He’d gone to Landstar in 2003 for a year and liked that company’s system, especially its self-dispatch. “I spoiled myself when I first went over there,” he says. Rather than being sent to the Northeast, as he was before, “When I was first able to dispatch myself, I’d stay on [Interstates]10 and 20 going east and west.”
Mobley left Landstar when rates were falling. But back at Schneider, he didn’t hesitate to participate in the pilot test for the new percentage program, which pays 65 percent of the linehaul with fuel surcharge and other accessorials.
As Schneider was testing its percentage program, many in Hunt’s owner-operator fleet (launched in 2000 with straight mileage pay) became interested in percentage as rates began rising in 2005-06, says Mahaffey. Owner-operators “wanted to be able to take advantage of those increases.”
Hunt offers 65 percent of the gross base in the Performance Percentage Plan, a traditional dispatching operation (all compensation packages include 100 percent fuel surcharge pass-through). Its basic Percentage Plan, similar to Schneider’s, though, combines 62 percent of the gross pay with freedom for owner-operators to choose their own loads – some on its Load Visibility program and self-dispatched from an in-house load board.
“It’s very easy to use,” says Dennis Buffington, owner-operator of a 2006 Freightliner Century leased to Hunt. The board gives “your pickup and delivery times and how many miles it is. You’ll shoot [office personnel] a number on the computer and ask for a rate on it. They’ll break it down for you and send the rate back.”
Buffington returned to Hunt in 2008 and opted for the Percentage Plan during the recession, a move he describes as a “hope on a wing and a prayer.” As rates have come up with the economy, “I stuck it out and I’ve seen things improve a lot today.” Buffington shoots for $5,000 to $6,000 in revenue weekly on an average 3,000 miles. Based near Atlanta, he sticks to a few lanes when he can.
Try mileage plan first
“One of the difficulties of the Percentage Plan,” says Mahaffey, “is it’s really for more experienced operators who understand the market,” when and where to take an outbound, high-revenue haul so that getting back home at a lower rate can still result in profit, for instance. Those who excel are those “who can actively manage their business,” Mahaffey adds. “For inexperienced contractors, we recommend starting on the mileage-pay program.”
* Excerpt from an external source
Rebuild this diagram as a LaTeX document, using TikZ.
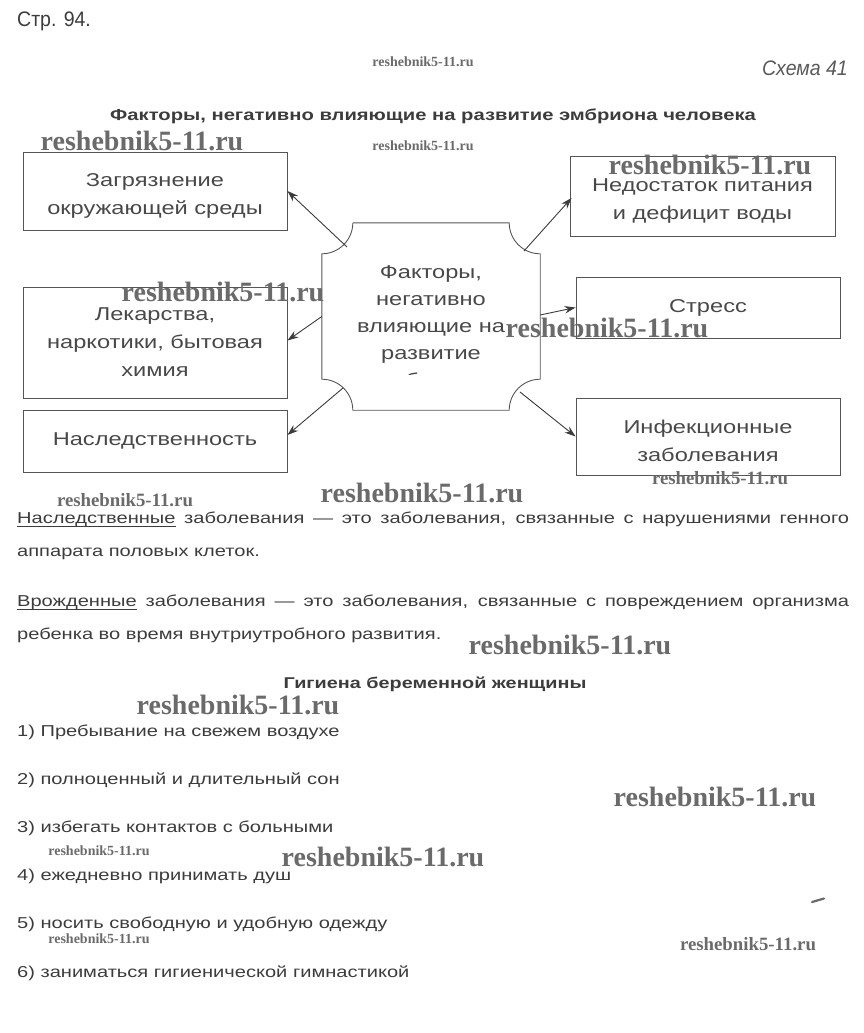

Mobley has given similar advice to operators weighing mileage/percentage plans at Schneider. “Unless they’ve been with Schneider for a while, I’ve told some guys that it wouldn’t be a bad thing to consider the mileage program for six months,” he says. “Get a feel for their freight lanes, how the company operates.”
Bethea says Schneider’s seeing the most interest in percentage pay from newly contracting owner-operators. The reason? Without paying for their own commercial auto liability insurance and buying their own trailer, “it’s close as you can get to being independent,” he says.
The company’s online system for freight booking takes self-dispatch to a new level. “We worked our way out of doing it by phone to a beautiful load board that is pure and simple,” says Mobley. Looking at potential loads, the system “tells me the date they pick up, the time, city, the date they deliver, city they deliver in, plus the total revenue to the truck and what the rate per loaded mile” and fuel surcharge are. The system “will give you your deadhead miles exactly.”
Carriers utilizing pay package options for owner-operators are looking for ways to help contractors stay profitable. In 2006 at Hunt, says Mahaffey, “When we implemented percentage pay, 60 to 70 percent of our owner-operators got on the percentage program,” he says. “But today, with the collapse of a lot of freight in 2008 and certainly 2009, recovering a little last year [and continuing], 60 to 70 percent are now on mileage.”
As the economy improves, it’s likely that ratio will shift back again.